What you need to do: Set down the data below from its first line to the line holding "const timeTicks = [...timeMajors.flatMap((m)", inclusive; omit all pictures.
■ ■ ■ ■ ■
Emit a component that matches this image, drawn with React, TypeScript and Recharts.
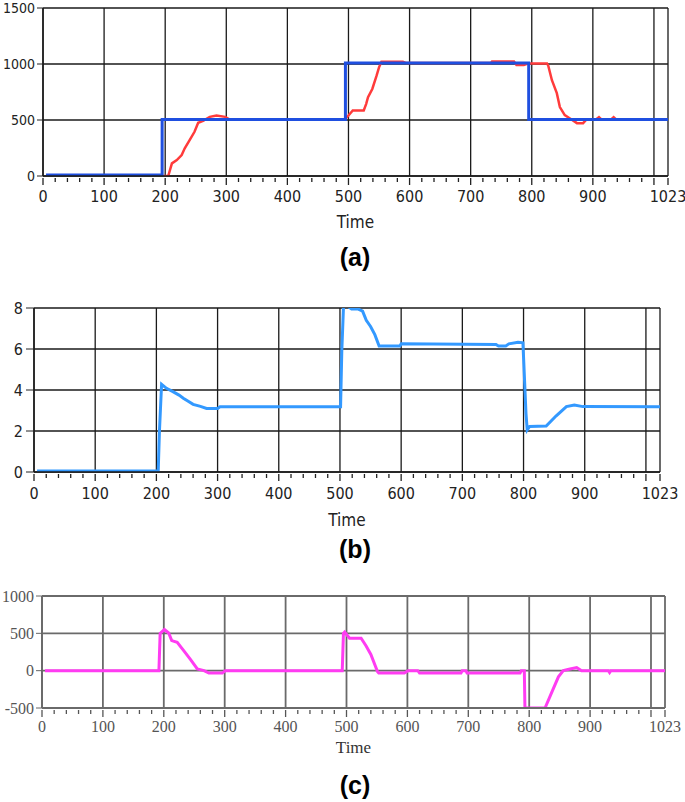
import {LineChart, Line, XAxis, YAxis, CartesianGrid} from 'recharts';

// x axis ticks (Time) - labelled majors + 1023 end
const timeMajors = [0, 100, 200, 300, 400, 500, 600, 700, 800, 900, 1000];
const timeGrid = [0, 100, 200, 300, 400, 500, 600, 700, 800, 900, 1000, 1023];
const timeTicks = [...timeMajors.flatMap((m) => (m < 1000 ? [m, m + 20, m + 40, m + 60, m + 80] : [m])), 1023];

// (a) set point and measured output
const setPointA: [number, number][] = [
  [5, 10], [195, 10], [195, 505], [495, 505], [495, 1010], [795, 1010], [795, 505], [1023, 505],
];
const outputA: [number, number][] = [
  [5, 0], [195, 0], [205, 0], [211, 113], [219, 142], [227, 187], [232, 247], [240, 320], [248, 395],
  [254, 475], [262, 492], [273, 528], [284, 540], [298, 528], [305, 505], [494, 505], [500, 540],
  [507, 585], [525, 585], [529, 644], [532, 703], [539, 777], [546, 896], [550, 970], [554, 1020],
  [589, 1020], [595, 1008], [733, 1008], [735, 1022], [771, 1022], [775, 990], [787, 990], [795, 1005],
  [825, 1005], [827, 985], [833, 855], [841, 740], [846, 615], [854, 543], [862, 516], [874, 472],
  [884, 472], [890, 507], [905, 505], [910, 525], [914, 505], [930, 505], [934, 525], [938, 505], [1023, 505],
];
const yTicksA = [0, 500, 1000, 1500];

// (b) control signal
const signalB: [number, number][] = [
  [5, 0.05], [203, 0.05], [205, 2.0], [208.5, 4.28], [216.5, 4.08], [227, 3.92], [237, 3.75], [244, 3.6],
  [252, 3.45], [260, 3.3], [272, 3.2], [282, 3.1], [300, 3.1], [304, 3.18], [501, 3.18], [503, 5.9],
  [506, 8.25], [512, 8.1], [519, 7.95], [530, 7.95], [537, 7.85], [543, 7.4], [550, 7.1], [557, 6.7],
  [564, 6.15], [598, 6.15], [600, 6.25], [755, 6.22], [759, 6.15], [771, 6.15], [776, 6.25], [791, 6.33],
  [799, 6.3], [804, 2.85], [806, 2.05], [810, 2.22], [837, 2.24], [853, 2.73], [870, 3.19], [883, 3.27],
  [897, 3.19], [1023, 3.18],
];
const yTicksB = [0, 2, 4, 6, 8];

// (c) error
const errorC: [number, number][] = [
  [5, 0], [192, 0], [194, 500], [201, 551], [208, 505], [213, 403], [222, 380], [233, 264], [244, 148],
  [255, 23], [266, 0], [274, -32], [296, -32], [301, 0], [493, 0], [495, 500], [497, 518], [505, 435],
  [524, 435], [532, 333], [540, 218], [551, -14], [553, -32], [595, -32], [601, 0], [617, 0], [620, -32],
  [688, -32], [690, 0], [696, 0], [698, -32], [785, -32], [787, 0], [792, 0], [793, -500], [826, -500],
  [837, -292], [848, -83], [856, 0], [867, 23], [878, 42], [886, 0], [930, 0], [932, -25], [934, 0], [1023, 0],
];
const yTicksC = [-500, 0, 500, 1000];

const toRows = (pts: [number, number][]) => pts.map(([t, v]) => ({t, v}));

const SANS = "'Liberation Sans Narrow', 'DejaVu Sans Condensed', 'Open Sans', sans-serif";
const SERIF = "'Liberation Serif', 'DejaVu Serif', serif";

function TimeTick(props: any) {
  const {x, y, payload, font, color, labelDy} = props;
  const v = payload.value;
  const major = v % 100 === 0 || v === 1023;
  const showLabel = major && v !== 1000;
  return (
    <g>
      <line x1={x} x2={x} y1={y + 2} y2={y + (major ? 9 : 6)} stroke={color} strokeWidth={1.3} />
      {showLabel && (
        <text x={x} y={y + labelDy} textAnchor="middle" fill={color} fontSize={16} fontFamily={font}>
          {v}
        </text>
      )}
    </g>
  );
}

function Caption({text, top}: {text: string; top: number}) {
  return (
    <div
      style={{
        position: 'absolute', left: 0, top: top - 15, width: 710, height: 30, lineHeight: '30px',
        textAlign: 'center', fontFamily: "'Liberation Sans', Arial, sans-serif", fontWeight: 'bold', fontSize: 25,
      }}
    >
      {text}
    </div>
  );
}

export default function App() {
  return (
    <div style={{position: 'absolute', left: 0, top: 0, width: 685, height: 802, background: '#fff'}}>
      {/* (a) */}
      <div style={{position: 'absolute', left: 0, top: 0}}>
        <LineChart width={685} height={240} margin={{top: 8, right: 17, left: 3, bottom: 12}}>
          <CartesianGrid stroke="#1a1a1a" strokeWidth={1.3} horizontalValues={yTicksA} verticalValues={timeGrid} />
          <XAxis
            type="number" dataKey="t" domain={[0, 1023]} ticks={timeTicks} interval={0} allowDataOverflow
            tickSize={0} tickMargin={0} height={52} axisLine={{stroke: '#1a1a1a', strokeWidth: 1.5}}
            tick={(p: any) => <TimeTick {...p} font={SANS} color="#222" labelDy={26} />}
            label={{value: 'Time', position: 'insideBottom', offset: 0, fill: '#222', fontSize: 17, fontFamily: SANS}}
          />
          <YAxis
            type="number" domain={[0, 1500]} ticks={yTicksA} interval={0} width={40} allowDataOverflow
            tickSize={6} tickMargin={2} axisLine={{stroke: '#1a1a1a', strokeWidth: 1.5}} tickLine={{stroke: '#222'}}
            tick={{fill: '#222', fontSize: 14, fontFamily: SANS}}
          />
          <Line data={toRows(outputA)} dataKey="v" type="linear" stroke="#ff3b3b" strokeWidth={2.5} dot={false} isAnimationActive={false} />
          <Line data={toRows(setPointA)} dataKey="v" type="linear" stroke="#1f4fe0" strokeWidth={3} dot={false} isAnimationActive={false} />
        </LineChart>
      </div>
      <Caption text="(a)" top={257} />

      {/* (b) */}
      <div style={{position: 'absolute', left: 0, top: 290}}>
        <LineChart width={685} height={250} margin={{top: 18, right: 25, left: 3, bottom: 14}}>
          <CartesianGrid stroke="#1a1a1a" strokeWidth={1.3} horizontalValues={yTicksB} verticalValues={timeGrid} />
          <XAxis
            type="number" dataKey="t" domain={[0, 1023]} ticks={timeTicks} interval={0} allowDataOverflow
            tickSize={0} tickMargin={0} height={54} axisLine={{stroke: '#1a1a1a', strokeWidth: 1.5}}
            tick={(p: any) => <TimeTick {...p} font={SANS} color="#222" labelDy={27} />}
            label={{value: 'Time', position: 'insideBottom', offset: 0, fill: '#222', fontSize: 17, fontFamily: SANS}}
          />
          <YAxis
            type="number" domain={[0, 8]} ticks={yTicksB} interval={0} width={31} allowDataOverflow
            tickSize={8} tickMargin={3} axisLine={{stroke: '#1a1a1a', strokeWidth: 1.5}} tickLine={{stroke: '#222'}}
            tick={{fill: '#222', fontSize: 16, fontFamily: SANS}}
          />
          <Line data={toRows(signalB)} dataKey="v" type="linear" stroke="#3399ff" strokeWidth={3} dot={false} isAnimationActive={false} />
        </LineChart>
      </div>
      <Caption text="(b)" top={549} />

      {/* (c) */}
      <div style={{position: 'absolute', left: 0, top: 580}}>
        <LineChart width={685} height={180} margin={{top: 16, right: 20, left: 3, bottom: 7}}>
          <CartesianGrid stroke="#6a6a6a" strokeWidth={1.8} horizontalValues={yTicksC} verticalValues={timeGrid} />
          <XAxis
            type="number" dataKey="t" domain={[0, 1023]} ticks={timeTicks} interval={0} allowDataOverflow
            tickSize={0} tickMargin={0} height={45} axisLine={{stroke: '#6a6a6a', strokeWidth: 1.8}}
            tick={(p: any) => <TimeTick {...p} font={SERIF} color="#555" labelDy={24} />}
            label={{value: 'Time', position: 'insideBottom', offset: 0, fill: '#333', fontSize: 17, fontFamily: SERIF}}
          />
          <YAxis
            type="number" domain={[-500, 1000]} ticks={yTicksC} interval={0} width={39} allowDataOverflow
            tickSize={6} tickMargin={2} axisLine={{stroke: '#6a6a6a', strokeWidth: 1.8}} tickLine={{stroke: '#666'}}
            tick={{fill: '#555', fontSize: 16, fontFamily: SERIF}}
          />
          <Line data={toRows(errorC)} dataKey="v" type="linear" stroke="#ff3cf2" strokeWidth={3} dot={false} isAnimationActive={false} />
        </LineChart>
      </div>
      <Caption text="(c)" top={785} />
    </div>
  );
}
■ ■ ■ ■ ■
Answer for the task:
Emit a component that matches this image, drawn with React, TypeScript and Recharts.
import {LineChart, Line, XAxis, YAxis, CartesianGrid} from 'recharts';

// x axis ticks (Time) - labelled majors + 1023 end
const timeMajors = [0, 100, 200, 300, 400, 500, 600, 700, 800, 900, 1000];
const timeGrid = [0, 100, 200, 300, 400, 500, 600, 700, 800, 900, 1000, 1023];
const timeTicks = [...timeMajors.flatMap((m) => (m < 1000 ? [m, m + 20, m + 40, m + 60, m + 80] : [m])), 1023];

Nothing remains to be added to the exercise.